**COLLECTED MATERIAL:**
start
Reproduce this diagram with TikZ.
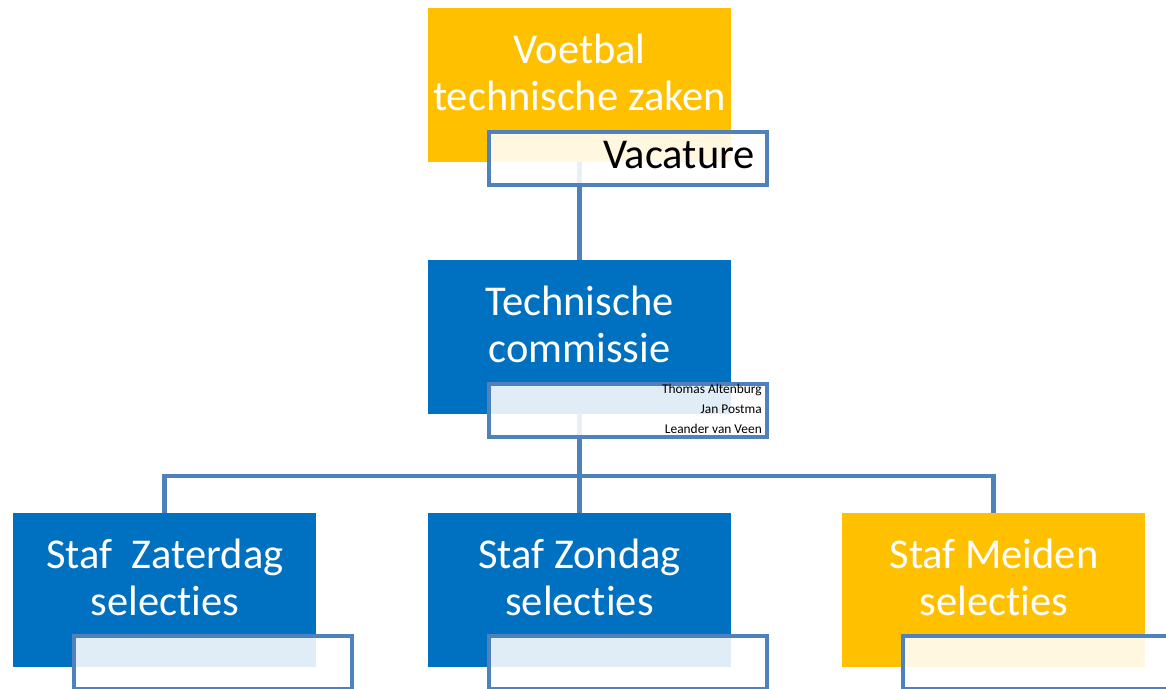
\documentclass[tikz,border=0pt]{standalone}
\usepackage{fontspec}
\setmainfont{Carlito}[Ligatures={NoCommon}]
\definecolor{gold}{HTML}{FFC000}
\definecolor{royal}{HTML}{0070C0}
\definecolor{steel}{HTML}{4F81BD}
\begin{document}
\begin{tikzpicture}[x=1pt,y=-1pt,
  mainbox/.style={rectangle,draw=none,minimum width=303pt,minimum height=154pt,inner sep=0pt,anchor=north west},
  goldbox/.style={mainbox,fill=gold},
  bluebox/.style={mainbox,fill=royal},
  subbox/.style={rectangle,draw=steel,line width=4pt,fill=white,fill opacity=0.88,minimum width=278pt,minimum height=53pt,inner sep=0pt,anchor=north west},
  title/.style={text=white,font=\fontsize{42.5}{47}\selectfont,align=center,anchor=base,inner sep=0pt},
  names/.style={text=black,font=\fontsize{13.4}{20}\selectfont,align=right,anchor=base east,inner sep=0pt},
  link/.style={draw=steel,line width=4.5pt}]
\useasboundingbox (0,0) rectangle (1166,688);
\clip (0,0) rectangle (1166,688);
% main boxes
\node[goldbox] (vtz) at (428,8) {};
\node[bluebox] (tc) at (428,260) {};
\node[bluebox] (za) at (13,513) {};
\node[bluebox] (zo) at (428,513) {};
\node[goldbox] (me) at (842,513) {};
% connectors
\coordinate (bus) at (579.5,476);
\draw[link] (vtz.south) -- (tc.north);
\draw[link] (tc.south) -- (zo.north);
\draw[link] (za.north) -- (za.north |- bus) -- (me.north |- bus) -- (me.north);
% sub boxes
\node[subbox] (vac) at (487,130) {};
\node[subbox] (tcn) at (487,382) {};
\node[subbox] (zan) at (72,634) {};
\node[subbox] (zon) at (487,634) {};
\node[subbox] (men) at (901,634) {};
% texts (base anchor = last line baseline)
\node[title] (t1) at (579.5,110) {Voetbal\\technische zaken};
\node[title] (t2) at (579.5,362) {Technische\\commissie};
\node[title] (t3) at (165,615) {Staf\ \ Zaterdag\\selecties};
\node[title] (t4) at (579.5,615) {Staf Zondag\\selecties};
\node[title] (t5) at (994,615) {Staf Meiden\\selecties};
\node[title,text=black,anchor=base east] (t6) at (755,168) {Vacature};
\node[names] (t7) at (762,433) {Thomas Altenburg\\Jan Postma\\Leander van Veen};
\end{tikzpicture}
\end{document}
end
**WORK TO COMPLETE:** Leave the pictures out and copy the rest of the data exactly.

**SOLUTION TO THIS TASK:**
Reproduce this diagram with TikZ.
\documentclass[tikz,border=0pt]{standalone}
\usepackage{fontspec}
\setmainfont{Carlito}[Ligatures={NoCommon}]
\definecolor{gold}{HTML}{FFC000}
\definecolor{royal}{HTML}{0070C0}
\definecolor{steel}{HTML}{4F81BD}
\begin{document}
\begin{tikzpicture}[x=1pt,y=-1pt,
  mainbox/.style={rectangle,draw=none,minimum width=303pt,minimum height=154pt,inner sep=0pt,anchor=north west},
  goldbox/.style={mainbox,fill=gold},
  bluebox/.style={mainbox,fill=royal},
  subbox/.style={rectangle,draw=steel,line width=4pt,fill=white,fill opacity=0.88,minimum width=278pt,minimum height=53pt,inner sep=0pt,anchor=north west},
  title/.style={text=white,font=\fontsize{42.5}{47}\selectfont,align=center,anchor=base,inner sep=0pt},
  names/.style={text=black,font=\fontsize{13.4}{20}\selectfont,align=right,anchor=base east,inner sep=0pt},
  link/.style={draw=steel,line width=4.5pt}]
\useasboundingbox (0,0) rectangle (1166,688);
\clip (0,0) rectangle (1166,688);
% main boxes
\node[goldbox] (vtz) at (428,8) {};
\node[bluebox] (tc) at (428,260) {};
\node[bluebox] (za) at (13,513) {};
\node[bluebox] (zo) at (428,513) {};
\node[goldbox] (me) at (842,513) {};
% connectors
\coordinate (bus) at (579.5,476);
\draw[link] (vtz.south) -- (tc.north);
\draw[link] (tc.south) -- (zo.north);
\draw[link] (za.north) -- (za.north |- bus) -- (me.north |- bus) -- (me.north);
% sub boxes
\node[subbox] (vac) at (487,130) {};
\node[subbox] (tcn) at (487,382) {};
\node[subbox] (zan) at (72,634) {};
\node[subbox] (zon) at (487,634) {};
\node[subbox] (men) at (901,634) {};
% texts (base anchor = last line baseline)
\node[title] (t1) at (579.5,110) {Voetbal\\technische zaken};
\node[title] (t2) at (579.5,362) {Technische\\commissie};
\node[title] (t3) at (165,615) {Staf\ \ Zaterdag\\selecties};
\node[title] (t4) at (579.5,615) {Staf Zondag\\selecties};
\node[title] (t5) at (994,615) {Staf Meiden\\selecties};
\node[title,text=black,anchor=base east] (t6) at (755,168) {Vacature};
\node[names] (t7) at (762,433) {Thomas Altenburg\\Jan Postma\\Leander van Veen};
\end{tikzpicture}
\end{document}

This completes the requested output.